▶ **What to do**: Reproduce the listing below exactly, beginning with its first line and ending with the line that holds "window.onload = setChart();"; pictures are not part of the copy.

▶ **Available data**:
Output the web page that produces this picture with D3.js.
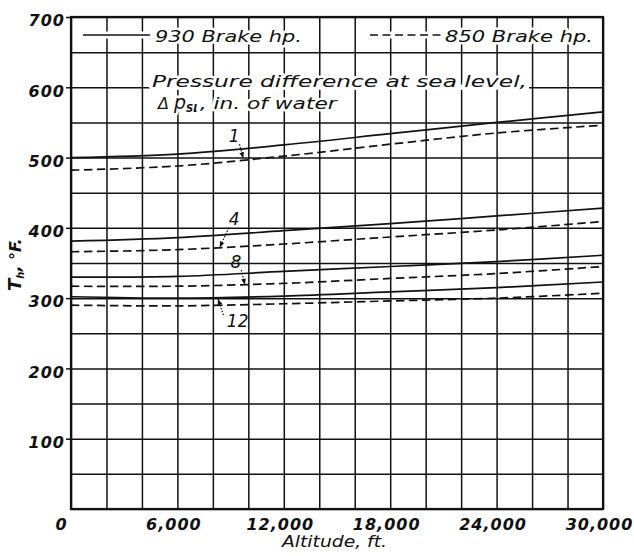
<!DOCTYPE html>
<html>
<head>
<meta charset="utf-8">
<script src="https://cdn.jsdelivr.net/npm/d3@7"></script>
<style>
    body { margin: 0; background: #fff; }
    text { font-family: "DejaVu Sans", sans-serif; fill: #111; }
    .grid line { stroke: #111; stroke-width: 1.5; }
    .grid path { display: none; }
    .tickLabel text { font-size: 16px; font-weight: bold; font-style: oblique; letter-spacing: 1px; }
    .tickLabel path { display: none; }
    .halo { paint-order: stroke; stroke: #fff; stroke-width: 5px; stroke-linejoin: round; }
</style>
</head>
<body>
<script>
(function(){

    //altitude stations for every curve (ft)
    var altitude = [0, 6000, 12000, 18000, 24000, 30000];

    //hot-spot temperature (deg F), 930 brake hp (solid) and 850 brake hp (dashed)
    var dp1_930  = [500, 505, 518, 534, 550, 565];
    var dp1_850  = [482, 488, 502, 519, 535, 546];
    var dp4_930  = [381, 386, 396, 406, 417, 428];
    var dp4_850  = [366, 369, 377, 387, 397, 409];
    var dp8_930  = [330, 331, 338, 345, 352, 361];
    var dp8_850  = [317, 317, 321, 328, 335, 345];
    var dp12_930 = [302, 300, 303, 309, 315, 323];
    var dp12_850 = [290, 289, 292, 296, 300, 307];

    //tick labels
    var xTickValues = [0, 6000, 12000, 18000, 24000, 30000];
    var xTickLabels = ["0", "6,000", "12,000", "18,000", "24,000", "30,000"];
    var yTickValues = [100, 200, 300, 400, 500, 600, 700];

    //curve labels (pressure difference) and their leaders, in data units
    var curveLabels = ["1", "4", "8", "12"];
    var labelAlt    = [9200, 9200, 9300, 9400];
    var labelTemp   = [522, 404, 343, 259];
    var leaderFrom  = [[9500, 519], [8900, 400], [9600, 340], [8600, 276]];
    var leaderTo    = [[9700, 500], [8400, 373], [9800, 320], [8300, 298]];

    var series = [
        {values: dp1_930,  dashed: false},
        {values: dp1_850,  dashed: true},
        {values: dp4_930,  dashed: false},
        {values: dp4_850,  dashed: true},
        {values: dp8_930,  dashed: false},
        {values: dp8_850,  dashed: true},
        {values: dp12_930, dashed: false},
        {values: dp12_850, dashed: true}
    ];

    window.onload = setChart();

    function setChart(){
        var width = 634,
            height = 556,
            left = 71,
            right = 603,
            top = 17,
            bottom = 509;

        var svg = d3.select("body")
            .append("svg")
            .attr("width", width)
            .attr("height", height);

        var defs = svg.append("defs");
        defs.append("marker")
            .attr("id", "arrow")
            .attr("viewBox", "0 0 10 10")
            .attr("refX", 9)
            .attr("refY", 5)
            .attr("markerWidth", 5)
            .attr("markerHeight", 5)
            .attr("orient", "auto")
            .append("path")
            .attr("d", "M0,1 L10,5 L0,9 Z")
            .attr("fill", "#111");

        var x = d3.scaleLinear().domain([0, 30000]).range([left, right]);
        var y = d3.scaleLinear().domain([0, 700]).range([bottom, top]);

        //grid, one line every 2,000 ft and every 50 deg
        svg.append("g")
            .attr("class", "grid")
            .attr("transform", "translate(0," + bottom + ")")
            .call(d3.axisBottom(x).tickValues(d3.range(0, 30001, 2000)).tickSize(-(bottom - top)).tickFormat(""));
        svg.append("g")
            .attr("class", "grid")
            .attr("transform", "translate(" + left + ",0)")
            .call(d3.axisLeft(y).tickValues(d3.range(0, 701, 50)).tickSize(-(right - left)).tickFormat(""));

        //small outside ticks on the labelled values
        svg.append("g")
            .attr("class", "grid")
            .attr("transform", "translate(" + left + ",0)")
            .call(d3.axisLeft(y).tickValues(yTickValues).tickSize(5).tickFormat(""));

        //frame
        svg.append("rect")
            .attr("x", left)
            .attr("y", top)
            .attr("width", right - left)
            .attr("height", bottom - top)
            .attr("fill", "none")
            .attr("stroke", "#111")
            .attr("stroke-width", 2.2);

        //gap in the 600 line behind the note
        svg.append("rect")
            .attr("x", 150)
            .attr("y", y(600) - 2.5)
            .attr("width", 379)
            .attr("height", 5)
            .attr("fill", "#fff");

        //curves
        var line = d3.line()
            .x(function(d, i){ return x(altitude[i]); })
            .y(function(d){ return y(d); })
            .curve(d3.curveCatmullRom.alpha(0.5));

        svg.selectAll(".curve")
            .data(series)
            .enter()
            .append("path")
            .attr("class", "curve")
            .attr("d", function(d){ return line(d.values); })
            .attr("fill", "none")
            .attr("stroke", "#111")
            .attr("stroke-width", 1.7)
            .attr("stroke-dasharray", function(d){ return d.dashed ? "8.5,4.5" : null; });

        //curve labels
        svg.selectAll(".curveLabel")
            .data(curveLabels)
            .enter()
            .append("text")
            .attr("class", "curveLabel")
            .attr("x", function(d, i){ return x(labelAlt[i]); })
            .attr("y", function(d, i){ return y(labelTemp[i]); })
            .attr("text-anchor", "middle")
            .style("font-size", "17px")
            .style("font-style", "oblique")
            .text(function(d){ return d; });

        svg.selectAll(".leader")
            .data(curveLabels)
            .enter()
            .append("line")
            .attr("class", "leader")
            .attr("x1", function(d, i){ return x(leaderFrom[i][0]); })
            .attr("y1", function(d, i){ return y(leaderFrom[i][1]); })
            .attr("x2", function(d, i){ return x(leaderTo[i][0]); })
            .attr("y2", function(d, i){ return y(leaderTo[i][1]); })
            .attr("stroke", "#111")
            .attr("stroke-width", 1.2)
            .attr("stroke-dasharray", "1.5,1.5")
            .attr("marker-end", "url(#arrow)");

        //legend in the top row
        svg.append("line")
            .attr("x1", 83).attr("x2", 150)
            .attr("y1", 35).attr("y2", 35)
            .attr("stroke", "#fff").attr("stroke-width", 7);
        svg.append("line")
            .attr("x1", 83).attr("x2", 150)
            .attr("y1", 35).attr("y2", 35)
            .attr("stroke", "#111").attr("stroke-width", 1.7);
        svg.append("line")
            .attr("x1", 370).attr("x2", 442)
            .attr("y1", 35).attr("y2", 35)
            .attr("stroke", "#fff").attr("stroke-width", 7);
        svg.append("line")
            .attr("x1", 370).attr("x2", 442)
            .attr("y1", 35).attr("y2", 35)
            .attr("stroke", "#111").attr("stroke-width", 1.7)
            .attr("stroke-dasharray", "8,4.5");

        svg.append("text")
            .attr("class", "halo")
            .attr("x", 155).attr("y", 42)
            .attr("textLength", 147).attr("lengthAdjust", "spacingAndGlyphs")
            .style("font-size", "16px").style("font-style", "oblique")
            .text("930 Brake hp.");
        svg.append("text")
            .attr("class", "halo")
            .attr("x", 445).attr("y", 42)
            .attr("textLength", 148).attr("lengthAdjust", "spacingAndGlyphs")
            .style("font-size", "16px").style("font-style", "oblique")
            .text("850 Brake hp.");

        //note
        svg.append("text")
            .attr("class", "halo")
            .attr("x", 152).attr("y", 87)
            .attr("textLength", 375).attr("lengthAdjust", "spacingAndGlyphs")
            .style("font-size", "16px").style("font-style", "oblique")
            .text("Pressure difference at sea level,");
        var note2 = svg.append("text")
            .attr("class", "halo")
            .attr("x", 158).attr("y", 109)
            .style("font-size", "16px").style("font-style", "oblique");
        note2.append("tspan").text("\u0394 ");
        note2.append("tspan").style("font-size", "19px").text("p");
        note2.append("tspan").attr("dy", 3).style("font-size", "10px").style("font-weight", "bold").text("SL");
        note2.append("tspan").attr("dy", -3)
            .attr("textLength", 137).attr("lengthAdjust", "spacingAndGlyphs")
            .text(", in. of water");

        //tick labels
        svg.append("g")
            .attr("class", "tickLabel")
            .attr("transform", "translate(" + left + ",0)")
            .call(d3.axisLeft(y).tickValues(yTickValues).tickSize(0).tickPadding(6))
            .selectAll("text")
            .attr("dy", "0.55em");

        svg.append("g")
            .attr("class", "tickLabel")
            .attr("transform", "translate(0," + bottom + ")")
            .call(d3.axisBottom(x).tickValues(xTickValues).tickSize(0)
                .tickFormat(function(d, i){ return xTickLabels[i]; }))
            .selectAll("text")
            .attr("y", 21)
            .attr("dy", 0)
            .attr("dx", function(d, i){ return i === 0 ? -10 : -4; });

        //axis titles
        svg.append("text")
            .attr("x", 282).attr("y", 547)
            .attr("textLength", 105).attr("lengthAdjust", "spacingAndGlyphs")
            .style("font-size", "16px").style("font-style", "oblique")
            .text("Altitude, ft.");

        var yTitle = svg.append("text")
            .attr("transform", "translate(21,291) rotate(-90)")
            .style("font-size", "16px").style("font-style", "oblique").style("font-weight", "bold");
        yTitle.append("tspan").style("font-size", "18px").text("T");
        yTitle.append("tspan").attr("dy", 3).style("font-size", "10px").text("h");
        yTitle.append("tspan").attr("dy", -3).text(", \u00b0F.");
    };
})();
</script>
</body>
</html>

▶ **Result**:
Output the web page that produces this picture with D3.js.
<!DOCTYPE html>
<html>
<head>
<meta charset="utf-8">
<script src="https://cdn.jsdelivr.net/npm/d3@7"></script>
<style>
    body { margin: 0; background: #fff; }
    text { font-family: "DejaVu Sans", sans-serif; fill: #111; }
    .grid line { stroke: #111; stroke-width: 1.5; }
    .grid path { display: none; }
    .tickLabel text { font-size: 16px; font-weight: bold; font-style: oblique; letter-spacing: 1px; }
    .tickLabel path { display: none; }
    .halo { paint-order: stroke; stroke: #fff; stroke-width: 5px; stroke-linejoin: round; }
</style>
</head>
<body>
<script>
(function(){

    //altitude stations for every curve (ft)
    var altitude = [0, 6000, 12000, 18000, 24000, 30000];

    //hot-spot temperature (deg F), 930 brake hp (solid) and 850 brake hp (dashed)
    var dp1_930  = [500, 505, 518, 534, 550, 565];
    var dp1_850  = [482, 488, 502, 519, 535, 546];
    var dp4_930  = [381, 386, 396, 406, 417, 428];
    var dp4_850  = [366, 369, 377, 387, 397, 409];
    var dp8_930  = [330, 331, 338, 345, 352, 361];
    var dp8_850  = [317, 317, 321, 328, 335, 345];
    var dp12_930 = [302, 300, 303, 309, 315, 323];
    var dp12_850 = [290, 289, 292, 296, 300, 307];

    //tick labels
    var xTickValues = [0, 6000, 12000, 18000, 24000, 30000];
    var xTickLabels = ["0", "6,000", "12,000", "18,000", "24,000", "30,000"];
    var yTickValues = [100, 200, 300, 400, 500, 600, 700];

    //curve labels (pressure difference) and their leaders, in data units
    var curveLabels = ["1", "4", "8", "12"];
    var labelAlt    = [9200, 9200, 9300, 9400];
    var labelTemp   = [522, 404, 343, 259];
    var leaderFrom  = [[9500, 519], [8900, 400], [9600, 340], [8600, 276]];
    var leaderTo    = [[9700, 500], [8400, 373], [9800, 320], [8300, 298]];

    var series = [
        {values: dp1_930,  dashed: false},
        {values: dp1_850,  dashed: true},
        {values: dp4_930,  dashed: false},
        {values: dp4_850,  dashed: true},
        {values: dp8_930,  dashed: false},
        {values: dp8_850,  dashed: true},
        {values: dp12_930, dashed: false},
        {values: dp12_850, dashed: true}
    ];

    window.onload = setChart();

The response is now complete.